Director Duncan Jones had the following conversation with himself.
“Okay Zowie, so you want to make a movie, eh?”
“Yes, I do.”
“Well, what kind of movie do you want to make?”
“I don’t know. I really like Ridley Scott and Stanley Kubrick. Maybe something in the science fiction genre?”
“Alright, that’s a good start. Why not make a movie that’s like Blade Runner meets 2001: A Space Odyssey? Don’t forget to include an evil corporation, all science fiction movies need an evil corporation.”
“Brilliant! I think I’ll call it Moon.”
I doubt Moon‘s conception was quite so basic, and I’m doing Duncan Jones a disservice by boiling the creation of the film down to a conversation he had with himself. However, if there is anything to be said of Moon, it’s that it shares many thematic elements with Scott’s Blade Runner and Kubrick’s 2001 — there also happens to be a lot of people talking to themselves in the movie. Hard sci-fi films have always been a rarity in Hollywood, with each new film usually taking nods from its predecessor.

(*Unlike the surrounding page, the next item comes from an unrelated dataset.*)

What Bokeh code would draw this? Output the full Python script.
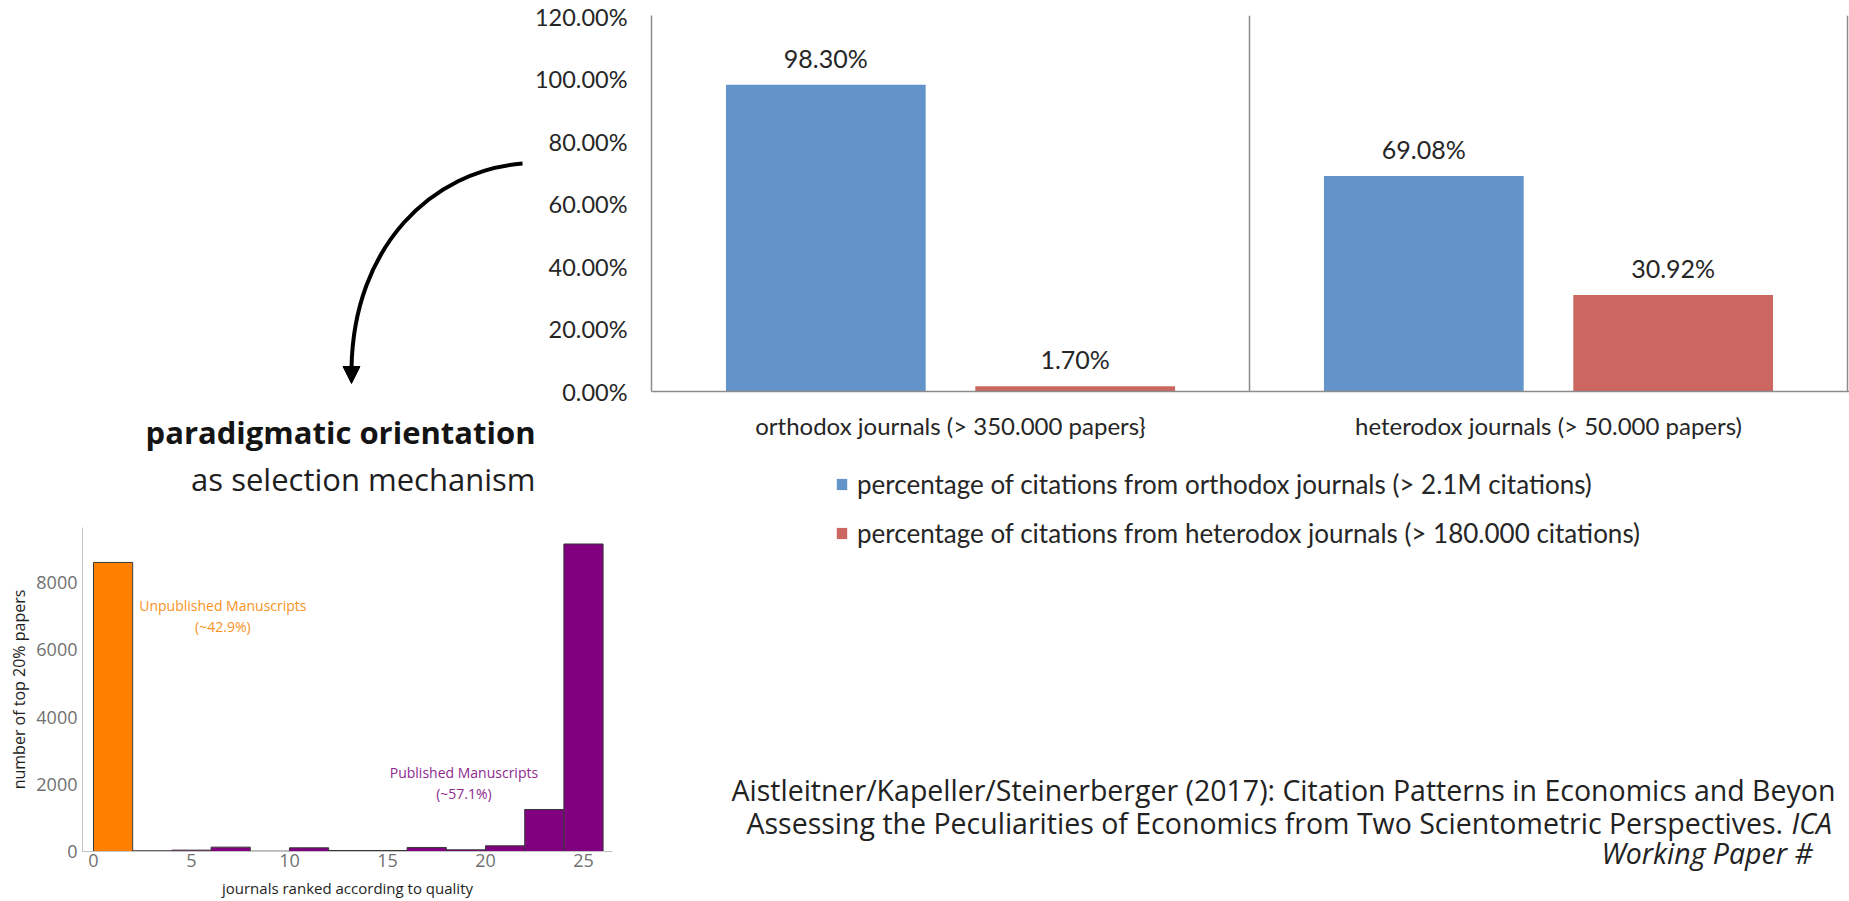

There are shades of 2001, Bladerunner, Solaris and even Silent Running, but Moon is very much its own film. It takes what was great about those movies tonally and thematically and creates something new and very interesting.
Sam Bell (Sam Rockwell) is on a three year contract mission, his duty is to oversee a Helium-3 mining operation on the Moon. Helium-3 has solved all of Earth’s energy problems, so the operation is quite vital. It’s a solo mission, Bell’s only companion for the lengthy stay is a robot named Gerty (voiced by Kevin Spacey). With two weeks left in his contract, Sam begins hallucinating and things get interesting from there.
Moon is very deliberate film; some would say slow, and at 97 minutes it feels longer than it is. But the film feels long in a good way, the slow pace helps the audience better understand the plight of Sam Bell and the brutal monotony of his solo mission. When the story takes a very unexpected turn early on the director could have amped up the pace of the film, but he doesn’t. The methodical pacing continues and will leave the viewer scratching their head as to why the main characters aren’t as perturbed by the strange turn the story takes.
Sam Rockwell gives an amazing performance, subtle and strangely funny. He’s basically the only human character in the film, and he carries the movie from end to end. You get to see what his character was like at the beginning of his mission; short-tempered and impatient, and what he becomes after a 3 year stay on the moon; a contemplative pacifist. I can’t imagine any other acting suiting this role more than Rockwell. The only other real performance in the film is that of Kevin Spacey as Gerty the robot. I was amazed at how much character Gerty had, when all he(it?) had to emote with were several robotic limbs and an ever changing smiley face displayed on a screen. Spacey’s monotone delivery gives the viewer no clues as to the robot’s feelings or motive, which is quite disconcerting at times. At first, Gerty’s HAL 9000-like dedication to the mission feels like a frightening homage to 2001, but the viewer soon discovers the robot’s quiet affection for Rockwell’s character. Due to his programming 2001‘s HAL unwittingly becomes a sinister entity; Gerty went that same route in the past, but the events of the film cause him go beyond his programming and develop a conscience of sorts.
The special effects must be mentioned; it was so refreshing to see a science fiction film using practical effects again. The moon base, the harvesters and the rovers were all actual models, built by Bill Pearson who is one of the best miniature effects guys in the business. Pearson was also one of the chief model makers for the film Alien. The practical effects gave everything a feeling of weight, depth and scale that is so hard to achieve using digital effects. Jones is to be commended for his use of miniatures, it lends the film an air of realism that otherwise wouldn’t have existed. The production design is also reminiscent of Alien, nothing in the moon base looks superflous. Everything looks to have a function and a purpose, again lending to the plausibility of the film. Even the moon itself looks amazing, imbued with all the “beautiful desolation” that the original Apollo astronauts described. Clint Mansell’s eerie score suits the film perfectly. The music is never in your face and adds a quiet tension to many scenes. All the elements come together and make Moon a very nice film experience. Jones made Moon for $5 million, which is damned impressive considering how great the finished product looks.
As for the digital effects in the film, they were equally impressive. I don’t want to spoil the central twist of the film. Suffice to say that when there are two people on screen, you’ve never seen such convincing and good looking effect.
As much as I liked Moon, I can’t shake the feeling that someone not as familiar with hard science fiction wouldn’t get as much out of the movie as I did. You don’t need to get the allusions to other films to enjoy Moon, but it doesn’t hurt. A familiarity with films like Alien, 2001 and Blade Runner will make you see just how wonderful Moon is. It’s a clever film, in that takes all those sci-fi genre conventions and uses them to great effect, without coming off as a rip-off. Don’t see G.I. Joe, see Moon instead. You’ll probably like it more and won’t feel like a horrible person afterward. And if you haven’t seen all the films Moon was clearly inspired by, do yourself a favour and see those too!